One of the many dangers of space travel for astronauts is exposure to cosmic radiation. And although levels of that radiation were once thought high, a new experiment on the International Space Station (ISS) suggests it is much lower.
It turns out that astronauts are receiving a lot less cosmic radiation exposure, at least in and around the ISS, than initially thought.
The MATROSHKA experiment was an international effort and involved scientists from Germany, Poland, Austria, Sweden and Russia. Researchers outfitted a mannequin with a series of radiation detectors. However, this wasn't an ordinary mannequin: scientists filled it with human bones, as well as objects resembling human organs. This was so the test measured the levels of radiation inside the human body.
From 2004 through 2009, ISS astronauts exposed the mannequin to varying degrees of radiation. It was kept inside the Russian module of the space station for a year, but was also put in a spacesuit and put outside the station for another year. It was outfitted with its own detectors, as well as the dosimeters astronauts use on their bodies for measuring levels of radiation. This is the first time for such an experiment.
Once the mannequin made its way back to Earth, teams of scientists spent weeks studying its data. That data was conclusive: the dosimeters that the astronauts wore on the ISS overestimated the actual dose of cosmic radiation by about 15 percent inside the station. In open space, though, that overestimation was over 200 percent.
"One may say that we found open space to be a bit less hostile to humans than expected. The effective doses, related to the health risk of the astronauts and calculated from measurements with our detectors, were lower than those indicated by dosimeters worn by the astronauts", says Dr. Paweł Bilski, an associate professor at IFJ PAN.

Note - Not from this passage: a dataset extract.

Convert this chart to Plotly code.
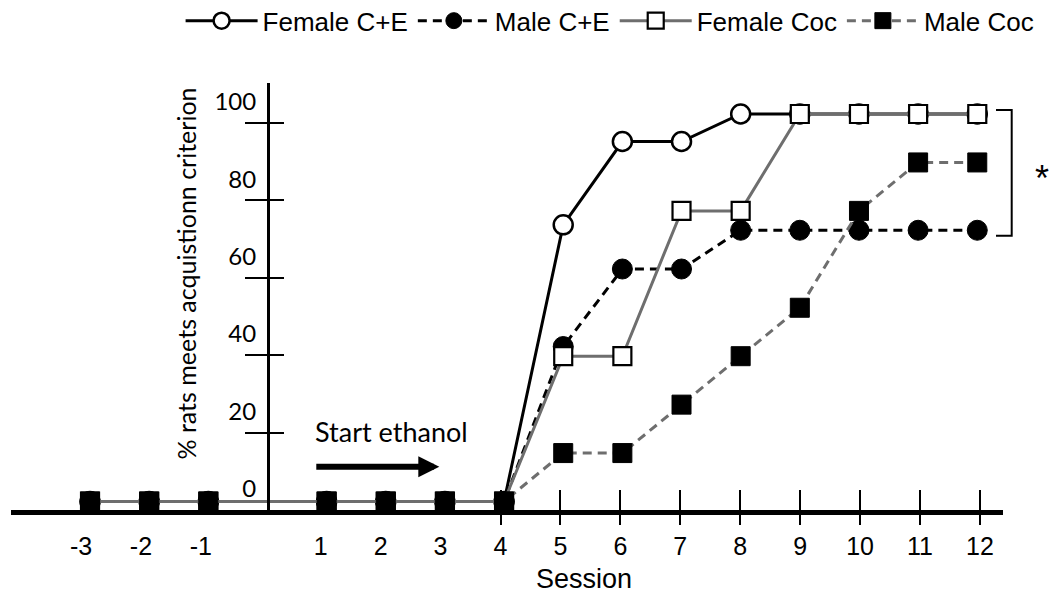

This suggests that travel to space, at least as far as the ISS and possibly even Mars, is safer for astronauts than we initially thought and that astronauts receive far less exposure to cosmic radiation than expected. However, deep space travel probably still has extremely dangerous levels of cosmic radiation.
"We must remember that measurements within the MATROSHKA experiment were performed at low Earth orbit where the Earth's magnetosphere significantly reduces the number of charged particles from cosmic radiation," says Bilski. "In interplanetary space there is no such shielding."
This also doesn't mean that the radiation levels on the ISS aren't dangerous. Any exposure to cosmic radiation is more likely to cause cancer than any radiation based on Earth.